お馬さんも衛兵さんたちに蹴り飛ばされたのか軽い捻挫をしていたので治療を施し、馬車も元通りに直したところ、また怒声が響いたのです。
「てめぇ!! やるってのか˝あ˝ああ!!」
「全員、殺してやるよ」
なぜ!? 私が慌てて先ほどの場所へ戻ると、レニくんの背中に少女が抱きつき、レニくんの手の中ではまた一人男性が泡を吹いて意識を失っており、剣を構えた衛兵さんたちにレニくんと少女は取り囲まれていたのです。
(この一瞬で何があったのですか!?)
「レニくん! どうしたのですか!? 事情を説明していただきたいです!」
「あ、ミクちゃん。だってさ、こいつら意地悪なんだよ。この女の子も街に入りたいって言っているから入れてあげてって言ったのに、この子は許可証が無いから入れてあげないって言うんだ。だからさ、こいつら全員、殺してやるんだよ、いいでしょ?」
ドサッと無造作に落とされた男性はかわいそうですが、レニくんの逆鱗に触れてしまったのですね。
「殺す必要はありませんよ。そちらの気絶された男性は書簡の内容をご存じなかったのでしょう。私たちの許可証には勇者様に同行するものすべてを通すように書いてあります。勇者様がお望みなのでしたら、そちらの女性も街に入れるはずですよ」
そうですよね、と私は先ほど書簡を確認された団長格の男性に笑顔で同意を求めたのですが、男性の方はあまり好意的ではない笑みで返してきました。
「そんなこと書いてあったかぁ? 勇者の同行者の名前が記載されているものと、しっかり書かれていた気がするなぁ。ああそうだぜ、国王様がそんなあやふやな書簡を寄越すはずがねぇ。同行者の名前が記載されていなきゃ通せない。そう書いてあった」
「そんなはずありません! では書簡を私にもう一度確認させてください!」
「ダメだ。あんたらの身柄はもううちの領主様の預かりになった。この書簡も今は領主様の預かりだ」
むむぅ。

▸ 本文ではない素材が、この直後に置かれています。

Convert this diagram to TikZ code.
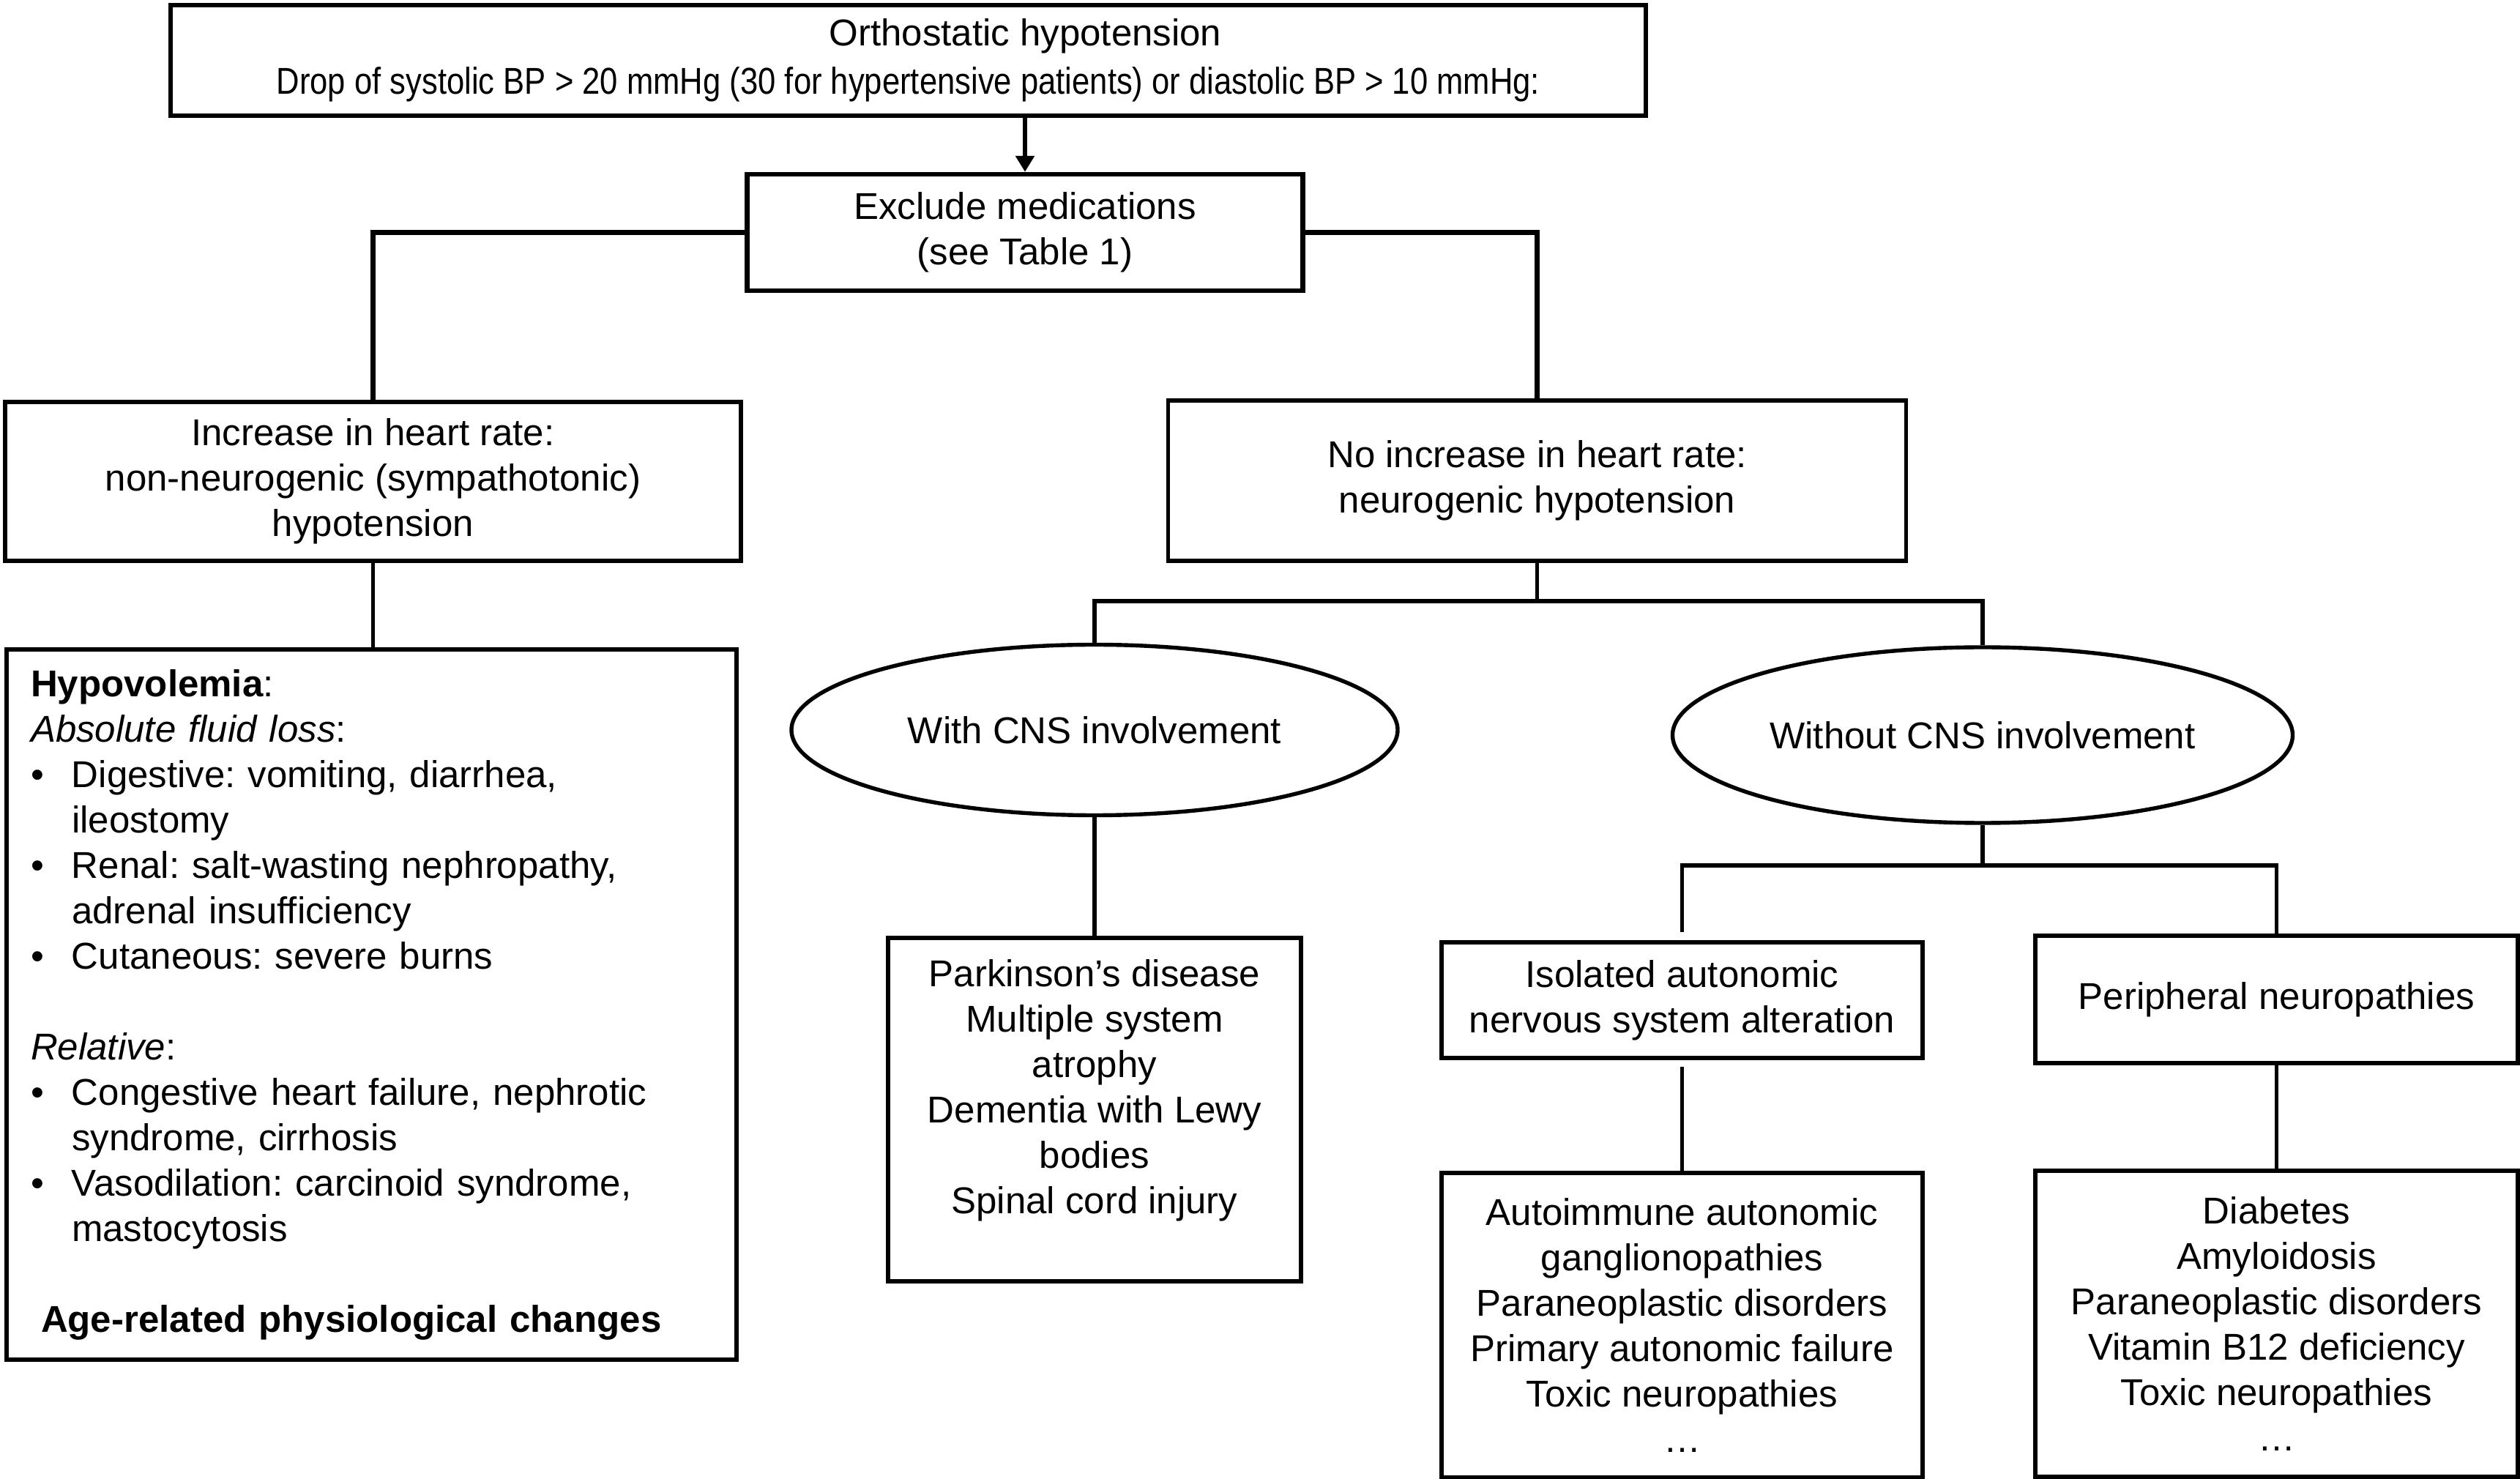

確かにレニくんのいう通り、ここの人たちは少しばかり意地悪なようです。
というより、おそらくこれはイライアスさんの行いが悪かったので、私たちはとばっちりを食らっておりますね。
「よし殺そう」
だからといって殺してはいけません!!
「レニくん、」
続ける言葉を本当はどうしようか悩んでいたとき、その爽やかな声は私の頭上から響いたのです。
「一介の衛兵団長如きが我が国王様のお言葉を曲解するというのかい?」
「誰だてめぇ!!!?」
そこにいたのは白銀のマントを翻し、青銀の甲冑に身を包む東の王国の騎士様のお姿。
「オレは東の王国王室騎士団、第三騎士隊、騎士隊長、アクセル・ロスバレットだ」
もう何度も助けて頂いた、麗しい銀髪のイケメン騎士さんと再会したのでした。